◆ WHAT TO PRODUCE ◆
Find the string "matplotlib" in the data, then copy every line where it is found.

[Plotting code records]
★ ★ ★ ★ ★ ★ ★

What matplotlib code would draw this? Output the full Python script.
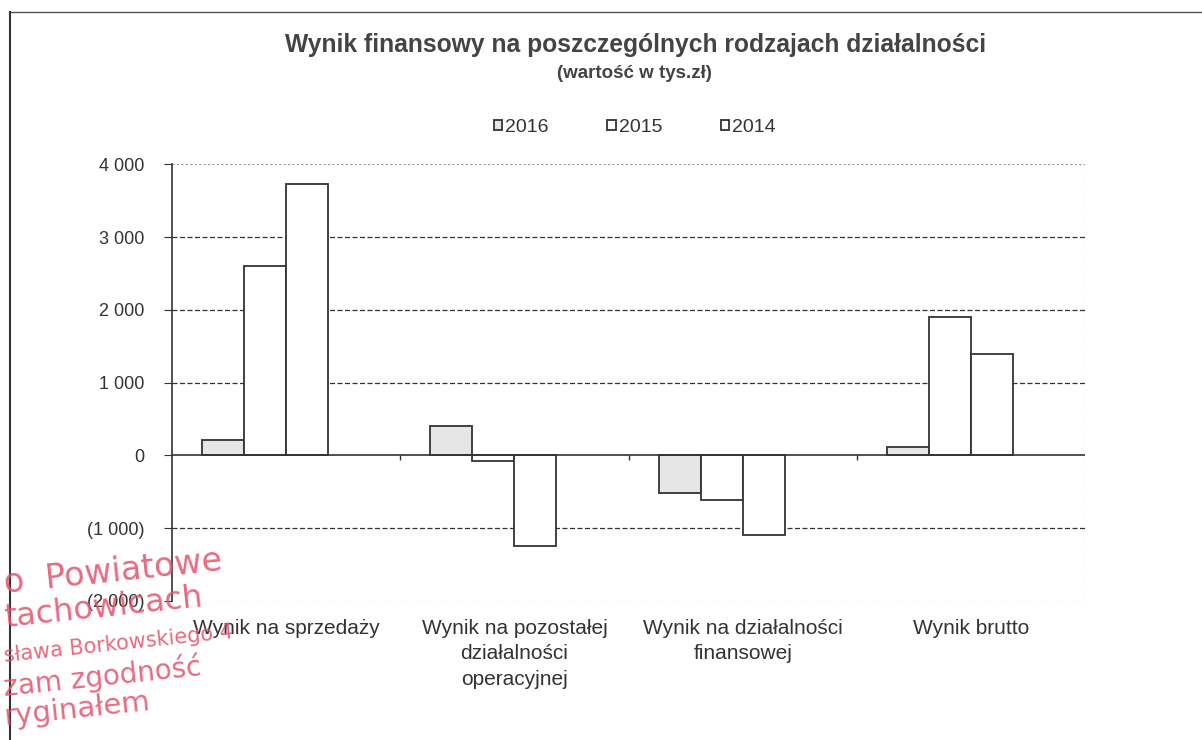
import matplotlib.pyplot as plt
from matplotlib.lines import Line2D
from matplotlib.ticker import FuncFormatter
import numpy as np

plt.rcParams['font.family'] = ['Liberation Sans', 'DejaVu Sans']

categories = ["Wynik na sprzedaży", "Wynik na pozostałej\ndziałalności\noperacyjnej",
              "Wynik na działalności\nfinansowej", "Wynik brutto"]
years = ["2016", "2015", "2014"]
v2016 = [210, 410, -520, 110]
v2015 = [2600, -80, -620, 1900]
v2014 = [3730, -1250, -1100, 1390]
series = [v2016, v2015, v2014]
fills = ["#e6e6e6", "white", "white"]


def fmt(v, pos):
    s = f"{abs(int(v)):,}".replace(",", " ")
    return f"({s})" if v < 0 else s


fig = plt.figure(figsize=(12.02, 7.4), dpi=100)
ax = fig.add_axes([0.143, 0.188, 0.760, 0.590])

x = np.arange(len(categories))
w = 0.184
for i, (vals, col, yr) in enumerate(zip(series, fills, years)):
    ax.bar(x + (i - 1.5) * w, vals, width=w, color=col, edgecolor="#333333",
           linewidth=1.3, label=yr, zorder=3)

ax.set_ylim(-2000, 4000)
ax.set_xlim(-0.5, 3.5)
ax.set_yticks(range(-2000, 4001, 1000))
ax.yaxis.set_major_formatter(FuncFormatter(fmt))
ax.tick_params(axis="y", labelsize=13, length=6, pad=14, color="#333333",
               labelcolor="#333333")
ax.set_xticks(x)
ax.set_xticklabels(categories, fontsize=15, color="#333333", linespacing=1.42)
ax.tick_params(axis="x", length=0, pad=13)

for yv in [3000, 2000, 1000, -1000]:
    ax.axhline(yv, color="#333333", linestyle=(0, (4, 2)), linewidth=0.9, zorder=1)
ax.axhline(4000, color="#999999", linestyle=(0, (2, 2)), linewidth=0.8, zorder=1)
ax.axhline(0, color="#333333", linewidth=1.2, zorder=4)
ax.vlines([0.5, 1.5, 2.5], -70, 0, color="#333333", linewidth=1.0, zorder=4)

for s in ["top", "bottom", "right"]:
    ax.spines[s].set_visible(False)
ax.spines["left"].set_color("#333333")
ax.spines["left"].set_linewidth(1.2)
ax.axhline(-2000, color="#aaaaaa", linestyle=(0, (3, 2)), linewidth=0.8, zorder=1)
ax.axvline(3.5, color="#aaaaaa", linestyle=(0, (1, 1)), linewidth=0.8, zorder=1)

fig.text(0.529, 0.930, "Wynik finansowy na poszczególnych rodzajach działalności",
         ha="center", fontsize=17.7, fontweight="bold", color="#444444")
fig.text(0.528, 0.895, "(wartość w tys.zł)", ha="center", fontsize=13.5,
         fontweight="bold", color="#444444")

leg = fig.legend(loc="center", bbox_to_anchor=(0.528, 0.828), ncol=3, frameon=False,
                 fontsize=14, handlelength=0.45, handleheight=0.45, handletextpad=0.15,
                 columnspacing=3.0)
for t in leg.get_texts():
    t.set_color("#333333")

# page frame
fig.add_artist(Line2D([0.008, 1.0], [0.984, 0.984], transform=fig.transFigure,
                      color="#555555", linewidth=1.0))
fig.add_artist(Line2D([0.008, 0.008], [0.0, 0.984], transform=fig.transFigure,
                      color="#333333", linewidth=1.5))

# red stamp
stamp = ["o  Powiatowe", "tachowicach", "sława Borkowskiego 4", "zam zgodność", "ryginałem"]
stamp_pos = [(0.198, 24), (0.153, 23), (0.106, 15), (0.060, 20), (0.020, 21)]
for txt, (sy, fs) in zip(stamp, stamp_pos):
    fig.text(0.004, sy, txt, fontsize=fs, color="#e4506a", rotation=6, alpha=0.85,
             family=["DejaVu Sans"], ha="left", va="baseline", rotation_mode="anchor")

fig.savefig("out.png", dpi=100)
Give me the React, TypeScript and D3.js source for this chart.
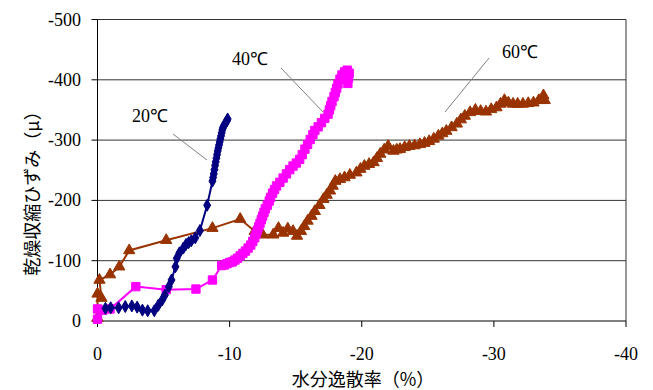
import React from 'react';
import * as d3 from 'd3';

// 水分逸散率 (%) / 乾燥収縮ひずみ (μ)
const x20 = [-0.6, -1.0, -1.6, -2.1, -2.6, -3.0, -3.4, -3.8, -4.3, -4.6, -4.9, -5.1, -5.4, -5.6, -5.9, -6.0, -6.2, -6.5, -6.7, -6.9, -7.1, -7.4, -7.75, -8.3, -8.7, -8.75, -8.8, -8.85, -8.9, -8.95, -9.0, -9.05, -9.1, -9.15, -9.2, -9.25, -9.3, -9.35, -9.4, -9.45, -9.5, -9.6, -9.7, -9.8, -9.85];
const y20 = [-21, -22, -22, -24, -25, -23, -18, -17, -17, -26, -35, -43, -57, -68, -90, -104, -113, -121, -127, -130, -133, -138, -150, -192, -232, -238, -244, -251, -258, -264, -270, -276, -282, -287, -292, -297, -302, -307, -312, -317, -321, -325, -329, -332, -335];

const x40 = [0, 0, -0.4, -0.95, -2.9, -5.2, -7.45, -8.7, -9.4, -9.6, -9.8, -10.0, -10.2, -10.4, -10.6, -10.8, -11.0, -11.2, -11.4, -11.6, -11.75, -11.9, -12.0, -12.1, -12.2, -12.3, -12.4, -12.5, -12.6, -12.7, -12.85, -13.0, -13.1, -13.25, -13.4, -13.55, -13.8, -14.05, -14.3, -14.55, -14.8, -15.05, -15.3, -15.5, -15.7, -15.9, -16.1, -16.3, -16.45, -16.7, -16.95, -17.2, -17.45, -17.55, -17.65, -17.75, -17.9, -18.0, -18.1, -18.2, -18.35, -18.5, -18.7, -18.9, -19.05, -19.0, -18.95];
const y40 = [-3, -20, -18, -20, -57, -52, -53, -68, -92, -93, -95, -97, -98, -101, -104, -108, -112, -116, -121, -126, -132, -138, -144, -150, -156, -162, -168, -174, -180, -186, -192, -199, -205, -212, -218, -224, -230, -237, -244, -251, -257, -262, -268, -276, -285, -293, -301, -309, -316, -322, -329, -336, -343, -350, -357, -364, -372, -379, -386, -393, -401, -408, -413, -416, -411, -403, -394];

const x60 = [0, 0, -0.3, -0.15, -0.95, -1.65, -2.4, -5.2, -8.7, -10.8, -11.9, -12.5, -13.3, -13.7, -14.05, -14.4, -14.8, -15.1, -15.4, -15.65, -15.9, -16.2, -16.45, -16.8, -17.1, -17.35, -17.6, -17.8, -18.0, -18.35, -18.7, -19.1, -19.6, -19.9, -20.2, -20.55, -20.9, -21.15, -21.4, -21.7, -22.0, -22.4, -22.65, -22.9, -23.25, -23.6, -24.0, -24.4, -24.75, -25.1, -25.45, -25.8, -26.1, -26.4, -26.8, -27.2, -27.5, -27.8, -28.2, -28.6, -29.0, -29.4, -29.8, -30.2, -30.5, -30.8, -31.1, -31.45, -31.8, -32.2, -32.6, -33.0, -33.4, -33.75, -33.85];
const y60 = [-5, -45, -38, -68, -77, -90, -117, -134, -154, -169, -149, -143, -143, -154, -146, -153, -149, -141, -149, -157, -166, -174, -182, -192, -202, -209, -216, -224, -232, -235, -238, -242, -246, -252, -257, -260, -263, -270, -277, -284, -290, -282, -284, -285, -288, -290, -291, -293, -295, -298, -302, -307, -311, -315, -321, -327, -334, -340, -346, -350, -348, -347, -351, -354, -360, -366, -362, -360, -360, -360, -361, -362, -366, -374, -366];

const xTicks = [0, -10, -20, -30, -40];
const yTicks = [0, -100, -200, -300, -400, -500];

const series = [
  { name: '60℃', xs: x60, ys: y60, color: '#993300', shape: d3.symbolTriangle, size: 55 },
  { name: '40℃', xs: x40, ys: y40, color: '#FF00FF', shape: d3.symbolSquare, size: 70 },
  { name: '20℃', xs: x20, ys: y20, color: '#000080', shape: d3.symbolDiamond, size: 42 },
];

const labels = [
  { text: '20℃', tx: 132, ty: 122, l: [173, 134, 207, 160] },
  { text: '40℃', tx: 232, ty: 65, l: [281, 68, 323, 112] },
  { text: '60℃', tx: 502, ty: 58, l: [489, 58, 445, 112] },
];

const App = () => {
  const left = 97.5, right = 626, top = 19.5, bottom = 321;
  const x = d3.scaleLinear().domain([0, -40]).range([left, right]);
  const y = d3.scaleLinear().domain([0, -500]).range([bottom, top]);
  const serif = '"Liberation Serif", "Times New Roman", serif';
  const cjk = '"Noto Sans CJK JP", sans-serif';

  return (
    <svg width={653} height={390} style={{ position: 'absolute', left: 0, top: 0, background: '#fff' }}>
      {yTicks.filter((t) => t !== 0).map((t) => (
        <line key={t} x1={left} x2={right} y1={y(t)} y2={y(t)} stroke="#333" strokeWidth={1} />
      ))}
      <line x1={right} x2={right} y1={top} y2={bottom} stroke="#333" />
      <line x1={left} x2={left} y1={top} y2={bottom} stroke="#000" />
      <line x1={left} x2={right} y1={bottom} y2={bottom} stroke="#000" />
      {yTicks.map((t) => (
        <g key={t}>
          <line x1={left - 6} x2={left} y1={y(t)} y2={y(t)} stroke="#000" />
          <text x={81} y={y(t) + 6} textAnchor="end" fontFamily={serif} fontSize={18}>{t}</text>
        </g>
      ))}
      {xTicks.map((t) => (
        <g key={t}>
          <line x1={x(t)} x2={x(t)} y1={bottom} y2={bottom + 6} stroke="#000" />
          <text x={x(t)} y={360} textAnchor="middle" fontFamily={serif} fontSize={18}>{t}</text>
        </g>
      ))}
      {series.map((s) => {
        const pts = s.xs.map((v, i) => [x(v), y(s.ys[i])] as [number, number]);
        const sym = d3.symbol().type(s.shape).size(s.size)();
        return (
          <g key={s.name}>
            <path d={d3.line()(pts) || ''} fill="none" stroke={s.color} strokeWidth={2} />
            {pts.map((p, i) => (
              <path key={i} d={sym || ''} transform={`translate(${p[0]},${p[1]})`} fill={s.color} stroke={s.color} />
            ))}
          </g>
        );
      })}
      {labels.map((a) => (
        <g key={a.text}>
          <line x1={a.l[0]} y1={a.l[1]} x2={a.l[2]} y2={a.l[3]} stroke="#808080" strokeWidth={1} />
          <text x={a.tx} y={a.ty} fontFamily={serif} fontSize={18}>{a.text}</text>
        </g>
      ))}
      <text x={363} y={386} textAnchor="middle" fontFamily={cjk} fontSize={18}>水分逸散率（%）</text>
      <text transform="translate(39,189) rotate(-90)" textAnchor="middle" fontFamily={cjk} fontSize={18}>乾燥収縮ひずみ（μ）</text>
    </svg>
  );
};

export default App;
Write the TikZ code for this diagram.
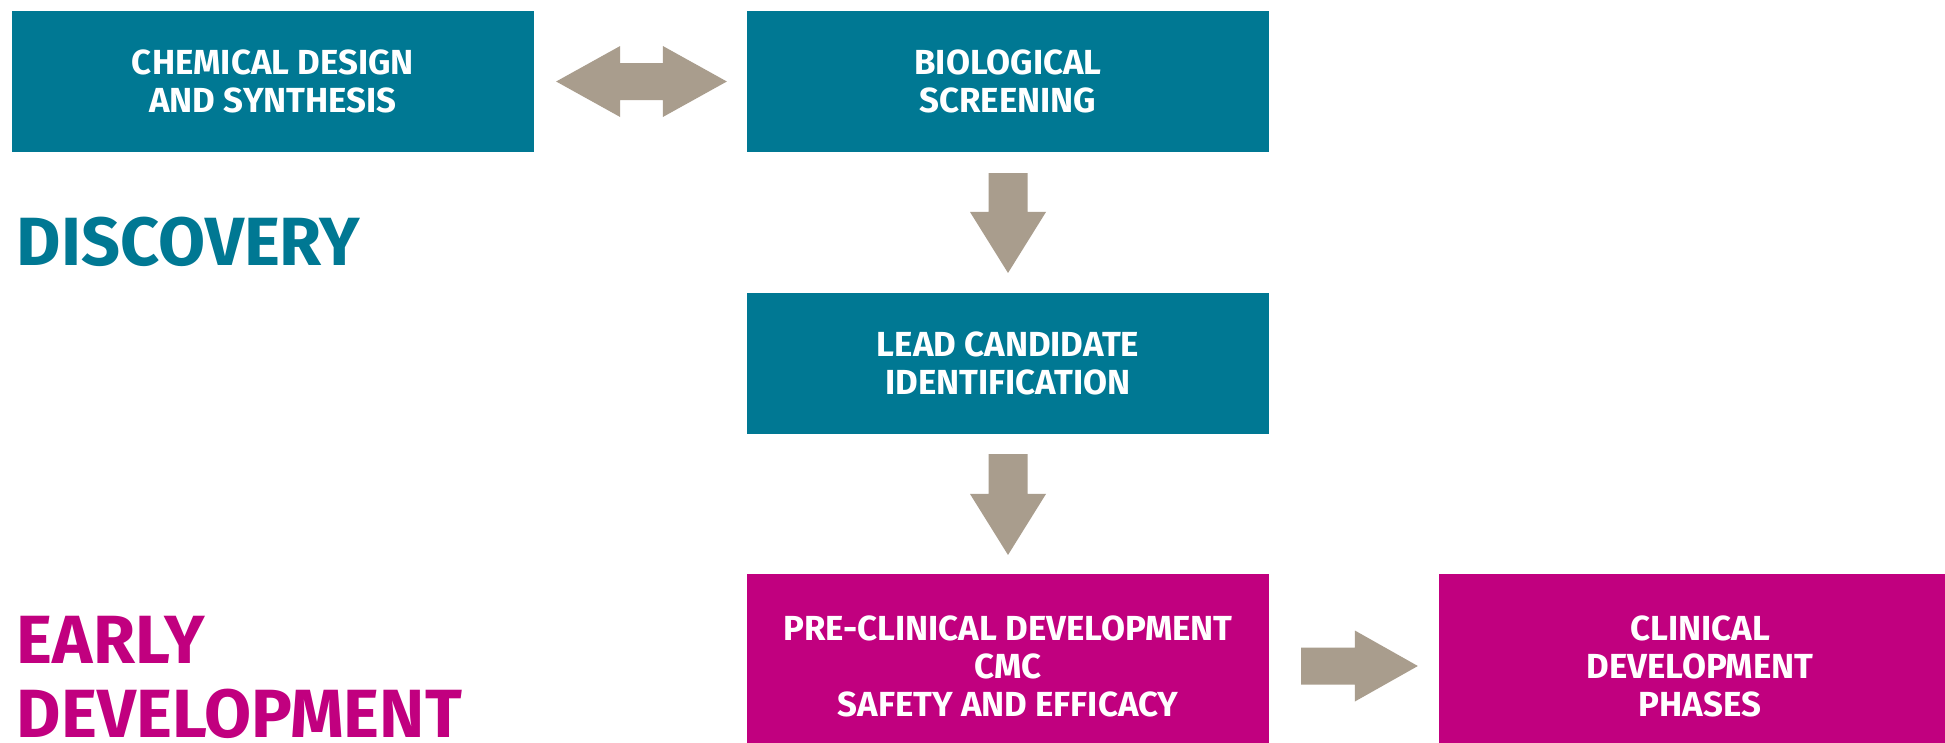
\documentclass[tikz,border=0pt]{standalone}
\usepackage{fontspec}
\setmainfont{Fira Sans}
\usetikzlibrary{calc}
\definecolor{tealc}{HTML}{007893}
\definecolor{magc}{HTML}{C1007F}
\definecolor{arrc}{HTML}{A99D8D}
\tikzset{
  blk/.style={inner sep=0pt, outer sep=0pt, minimum width=5.22cm, minimum height=1.41cm,
    align=center, text=white, font=\bfseries\fontsize{9.9}{10.8}\selectfont},
  tealbox/.style={blk, fill=tealc},
  magbox/.style={blk, fill=magc, minimum height=1.84cm},
  biglabel/.style={inner sep=0pt, outer sep=0pt, anchor=base west, align=left,
    font=\bfseries\fontsize{19.4}{20.8}\selectfont},
  arrfill/.style={fill=arrc, draw=none}
}
\newcommand\blkdown[2]{%
  \fill[arrfill] ($(#1)+(-19.5,0)$) -- ($(#2)+(-19.5,-61)$) -- ($(#2)+(-38,-61)$) -- (#2)
    -- ($(#2)+(38,-61)$) -- ($(#2)+(19.5,-61)$) -- ($(#1)+(19.5,0)$) -- cycle;}
\newcommand\blkright[2]{%
  \fill[arrfill] ($(#1)+(0,-18.5)$) -- ($(#2)+(-63,-18.5)$) -- ($(#2)+(-63,-35.5)$) -- (#2)
    -- ($(#2)+(-63,35.5)$) -- ($(#2)+(-63,18.5)$) -- ($(#1)+(0,18.5)$) -- cycle;}
\newcommand\blkboth[2]{%
  \fill[arrfill] (#1) -- ($(#1)+(64,-35.5)$) -- ($(#1)+(64,-18.5)$) -- ($(#2)+(-64,-18.5)$)
    -- ($(#2)+(-64,-35.5)$) -- (#2) -- ($(#2)+(-64,35.5)$) -- ($(#2)+(-64,18.5)$)
    -- ($(#1)+(64,18.5)$) -- ($(#1)+(64,35.5)$) -- cycle;}
\begin{document}
\begin{tikzpicture}[x=0.01cm, y=-0.01cm]
\clip (0,0) rectangle (1945,742);
\fill[white] (0,0) rectangle (1945,742);
% boxes
\node[tealbox] (b1) at (273,81.5) {CHEMICAL DESIGN\\AND SYNTHESIS};
\node[tealbox] (b2) at (1008,81.5) {BIOLOGICAL\\SCREENING};
\node[tealbox] (b3) at (1008,363.5) {LEAD CANDIDATE\\IDENTIFICATION};
\node[magbox] (b4) at (1008,666) {PRE-CLINICAL DEVELOPMENT\\CMC\\SAFETY AND EFFICACY};
\node[magbox] (b5) at (1700,666) {CLINICAL\\DEVELOPMENT\\PHASES};
% labels
\node[biglabel, text=tealc] (disc) at (17,265) {DISCOVERY};
\node[biglabel, text=magc] (early) at (17,737) {EARLY\\DEVELOPMENT};
% connectors
\coordinate (a1l) at ($(b1.east)+(22,0)$);
\coordinate (a1r) at ($(b2.west)+(-20,0)$);
\blkboth{a1l}{a1r}
\coordinate (a2s) at ($(b2.south)+(0,21)$);
\coordinate (a2t) at ($(b3.north)+(0,-20)$);
\blkdown{a2s}{a2t}
\coordinate (a3s) at ($(b3.south)+(0,20)$);
\coordinate (a3t) at ($(b4.north)+(0,-19)$);
\blkdown{a3s}{a3t}
\coordinate (a4s) at ($(b4.east)+(32,0)$);
\coordinate (a4t) at ($(b5.west)+(-21,0)$);
\blkright{a4s}{a4t}
\end{tikzpicture}
\end{document}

★ ★ ★ ★ ★ ★ ★

◆ THE COMPLETED TASK ◆
What matplotlib code would draw this? Output the full Python script.
import matplotlib.pyplot as plt
from matplotlib.lines import Line2D
from matplotlib.ticker import FuncFormatter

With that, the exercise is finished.